Nur der Grundpreis steigt
Nicht der Strompreis wird teurer: Massivst erhöht wird im „Folgeangebot“ der Grundpreis, der unabhängig vom Verbrauch zu zahlen ist. Von vorher 65 Euro auf rund 220 Euro im Jahr. Das ist eine Erhöhung von rund 238 Prozent, die bei einem Ein-Personen-Haushalt einen großen Anteil an den Gesamtkosten für Strom ausmacht!

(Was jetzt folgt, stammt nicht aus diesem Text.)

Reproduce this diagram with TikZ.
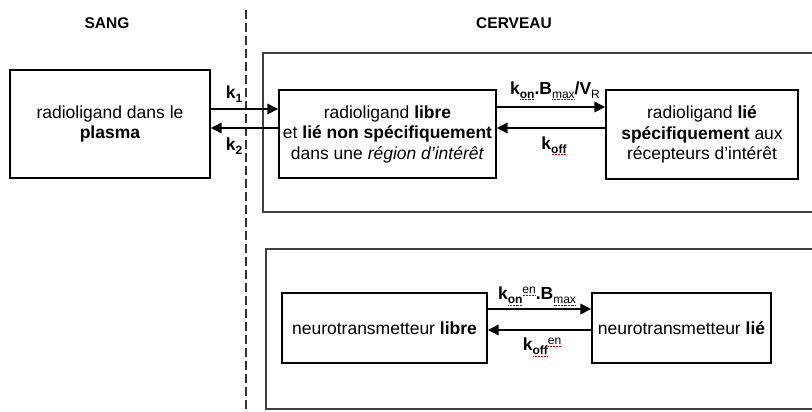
\documentclass[tikz,border=0pt]{standalone}
\usepackage{fontspec}
\setmainfont{Liberation Sans}
\usetikzlibrary{arrows.meta,calc}
\newcommand\squig[1]{\setbox0\hbox{#1}\rlap{\raisebox{-1.8pt}{\textcolor{red!80!black}{\hbox to \wd0{\xleaders\hbox to 1.4pt{\hss\rule{0.7pt}{0.6pt}\hss}\hfill}}}}\box0}
\newcommand\lo[1]{\raisebox{-3.5pt}{\fontsize{12}{12}\selectfont #1}}
\newcommand\hi[1]{\raisebox{6.5pt}{\fontsize{12}{12}\selectfont #1}}
\tikzset{
  box/.style={draw, line width=1.1pt, align=center, inner sep=0pt, font=\fontsize{17.5}{20.5}\selectfont},
  head/.style={font=\fontsize{15.5}{18}\selectfont\bfseries, inner sep=0pt},
  lab/.style={font=\fontsize{17.5}{20}\selectfont, inner sep=0pt},
  arr/.style={line width=2.6pt, -{Triangle[length=11pt,width=10pt]}},
  outer/.style={line width=1.6pt, black!75},
  sep/.style={line width=1.1pt, dash pattern=on 9pt off 4pt, black!80}
}
\begin{document}
\begin{tikzpicture}[x=1pt,y=-1pt]
\clip (0,0) rectangle (812,412);
\fill[white] (0,0) rectangle (812,412);
% separator
\coordinate (dtop) at (246,10);
\coordinate (dbot) at (246,412);
\draw[sep] (dtop) -- (dbot);
% outer compartments
\draw[outer] (263,53) rectangle (830,212);
\draw[outer] (266,249) rectangle (830,409);
% headings
\node[head] (sang) at (107,23) {SANG};
\node[head] (cerveau) at (514,23) {CERVEAU};
% boxes
\node[box, minimum width=200pt, minimum height=108pt] (plasma) at (110,124)
  {radioligand dans le\\\textbf{plasma}};
\node[box, minimum width=217pt, minimum height=88pt] (free) at (387.5,134)
  {radioligand \textbf{libre}\\et \textbf{lié non spécifiquement}\\dans une \textit{région d’intérêt}};
\node[box, minimum width=192pt, minimum height=89pt] (bound) at (702,134.5)
  {radioligand \textbf{lié}\\\textbf{spécifiquement} aux\\récepteurs d’intérêt};
\node[box, minimum width=205pt, minimum height=70pt] (ntl) at (384.5,328)
  {neurotransmetteur \textbf{libre}};
\node[box, minimum width=179pt, minimum height=70pt] (ntb) at (681.5,328)
  {neurotransmetteur \textbf{lié}};
% arrows
\draw[arr] ($(plasma.east)+(0,-15)$) -- ($(free.west)+(0,-25)$);
\draw[arr] ($(free.west)+(0,-6)$) -- ($(plasma.east)+(0,4)$);
\draw[arr] ($(free.east)+(0,-27)$) -- ($(bound.west)+(0,-27.5)$);
\draw[arr] ($(bound.west)+(0,-6.5)$) -- ($(free.east)+(0,-6)$);
\draw[arr] ($(ntl.east)+(0,-19)$) -- ($(ntb.west)+(0,-19)$);
\draw[arr] ($(ntb.west)+(0,2)$) -- ($(ntl.east)+(0,2)$);
% labels
\node[lab] (k1) at (234,94) {\textbf{k}\lo{\textbf{1}}};
\node[lab] (k2) at (234,146) {\textbf{k}\lo{\textbf{2}}};
\node[lab] (kon) at (555,91) {\textbf{k}\lo{\squig{\textbf{on}}}\textbf{.B}\lo{\squig{max}}\textbf{/V}\lo{R}};
\node[lab] (koff) at (554,146) {\textbf{k}\lo{\squig{\textbf{off}}}};
\node[lab] (konen) at (537,296) {\textbf{k}\lo{\squig{\textbf{on}}}\hi{\squig{en}}\textbf{.B}\lo{\squig{max}}};
\node[lab] (koffen) at (542,347) {\textbf{k}\lo{\squig{\textbf{off}}}\hi{\squig{en}}};
\end{tikzpicture}
\end{document}
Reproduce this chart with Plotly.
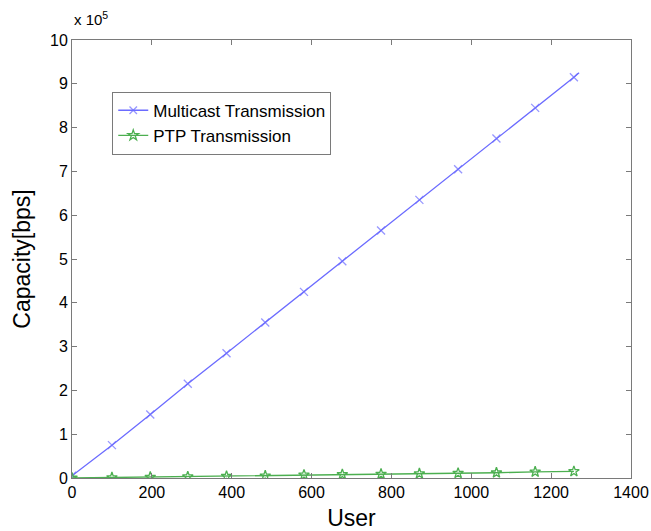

Diese Kündigung in Verbindung mit einem „Folgeangebot“ bekommen übrigens wohl nur Kunden im Regio-Tarif. Für Düsseldorfer, für die die Stadtwerke Düsseldorf Grundversorger sind, ändert sich nichts. Für Düsseldorfer scheinen die Grundkosten der Stromlieferung nicht gestiegen zu sein, nur für Kunden jenseits der Stadtgrenze. Wobei Konzessionsabgaben für den jeweiligen Wohnort im Arbeitspreis enthalten sind, wie den Erklärungen zum Preis zu entnehmen ist. Daran kann es also nicht liegen!

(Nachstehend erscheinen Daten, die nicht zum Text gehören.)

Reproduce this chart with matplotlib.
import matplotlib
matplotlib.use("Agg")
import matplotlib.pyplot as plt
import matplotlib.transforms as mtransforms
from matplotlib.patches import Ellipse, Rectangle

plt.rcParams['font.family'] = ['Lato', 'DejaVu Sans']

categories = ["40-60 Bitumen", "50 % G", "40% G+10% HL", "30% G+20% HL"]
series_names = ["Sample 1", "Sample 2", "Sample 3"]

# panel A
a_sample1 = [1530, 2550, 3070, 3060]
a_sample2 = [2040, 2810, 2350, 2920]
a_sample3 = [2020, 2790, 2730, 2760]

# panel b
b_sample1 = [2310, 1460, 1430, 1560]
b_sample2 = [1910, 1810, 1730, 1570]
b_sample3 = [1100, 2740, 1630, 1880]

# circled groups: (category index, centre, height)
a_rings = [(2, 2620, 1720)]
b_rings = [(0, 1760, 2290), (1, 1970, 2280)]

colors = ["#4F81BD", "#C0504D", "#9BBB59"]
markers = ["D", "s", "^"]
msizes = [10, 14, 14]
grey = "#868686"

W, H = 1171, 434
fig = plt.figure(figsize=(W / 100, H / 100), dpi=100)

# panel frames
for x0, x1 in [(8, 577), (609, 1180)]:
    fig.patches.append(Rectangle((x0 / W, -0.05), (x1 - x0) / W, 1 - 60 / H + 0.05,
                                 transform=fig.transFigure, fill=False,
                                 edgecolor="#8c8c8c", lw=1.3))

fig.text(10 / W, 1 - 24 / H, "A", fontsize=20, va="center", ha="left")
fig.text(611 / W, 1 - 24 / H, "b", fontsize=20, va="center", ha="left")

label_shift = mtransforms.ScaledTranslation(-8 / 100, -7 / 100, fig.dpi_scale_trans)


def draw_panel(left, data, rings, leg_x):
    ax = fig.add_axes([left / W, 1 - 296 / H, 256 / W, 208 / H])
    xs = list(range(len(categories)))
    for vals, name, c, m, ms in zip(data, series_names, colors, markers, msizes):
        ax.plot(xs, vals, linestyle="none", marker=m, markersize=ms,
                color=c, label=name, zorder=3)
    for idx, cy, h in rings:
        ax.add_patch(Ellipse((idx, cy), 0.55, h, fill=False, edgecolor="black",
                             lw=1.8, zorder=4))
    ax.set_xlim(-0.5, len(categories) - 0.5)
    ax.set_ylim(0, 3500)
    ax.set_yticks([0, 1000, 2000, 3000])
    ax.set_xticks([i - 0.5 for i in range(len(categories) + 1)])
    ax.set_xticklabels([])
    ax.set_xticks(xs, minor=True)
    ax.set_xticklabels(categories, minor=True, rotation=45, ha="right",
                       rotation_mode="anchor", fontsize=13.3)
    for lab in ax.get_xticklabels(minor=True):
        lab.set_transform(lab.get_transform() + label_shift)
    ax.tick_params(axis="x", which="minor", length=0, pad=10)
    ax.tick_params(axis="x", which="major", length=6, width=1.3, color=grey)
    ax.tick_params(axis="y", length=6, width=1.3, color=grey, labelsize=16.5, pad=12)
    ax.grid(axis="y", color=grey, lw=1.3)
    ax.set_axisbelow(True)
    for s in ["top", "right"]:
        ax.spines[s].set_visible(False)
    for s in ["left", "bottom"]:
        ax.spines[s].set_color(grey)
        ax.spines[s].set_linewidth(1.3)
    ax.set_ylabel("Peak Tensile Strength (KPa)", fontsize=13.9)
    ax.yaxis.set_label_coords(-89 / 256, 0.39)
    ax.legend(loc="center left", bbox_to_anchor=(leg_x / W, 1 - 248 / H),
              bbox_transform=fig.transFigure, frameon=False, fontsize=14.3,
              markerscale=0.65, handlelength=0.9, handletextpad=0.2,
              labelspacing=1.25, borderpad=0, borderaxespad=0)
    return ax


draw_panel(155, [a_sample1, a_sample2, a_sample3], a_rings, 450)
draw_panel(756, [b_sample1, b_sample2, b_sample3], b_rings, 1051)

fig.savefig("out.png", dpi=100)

Über 40 Prozent der Stromkosten entfallen damit beim Strom sparenden Regio-Kunden (1.200 kWh) damit mittlerweile auf den Grundpreis. Bei 1.500 kWh sind es immerhin noch 37 Prozent. Ohne Preisgarantie ist der neue Tarif obendrein, d. h. die Preise können schneller steigen als der Kunde gucken kann. Und geknebelt wird der Zwangs-Neukunde nun mit 12 Monaten Mindestvertragslaufzeit. Immerhin habe er ein außerordentliches Kündigungsrecht im Falle einer Strompreiserhöhung, sagt das „Kleingedruckte“. Na denn!
Vorsicht Kostenfalle!
Wer den Brief nicht richtig liest, bekommt schnell ein noch größeres Problem, denn die Kündigung selbst fällt unter dem Fettgedruckten – man könne ein Folgeangebot annehmen – nicht sofort ins Auge: Denn die Kündigung wird zum 31. März wirksam, wenn der Kunde nicht bis zum 2. März selbst tätig wird. Dann fällt man nämlich automatisch an den Grundversorger – und damit in einen Grundversorgungstarif für Neukunden, der gut doppelt so teuer ist wie der für Bestandskunden. Woanders hin wechseln ist angesichts völlig überteuerter Neukunden-Tarife auch keine Option. Denn dann wird der Strom noch teurer, als er mit der massiven Erhöhung des Grundpreises bei den Stadtwerken Düsseldorf wäre. Egal, wie man das Schreiben der Stadtwerke Düsseldorf dreht und wendet: Das Schreiben hätte dem Kunden einen direkten Vergleich der bisherigen und der neuen Kosten ermöglichen sollen. Das wäre fair gewesen!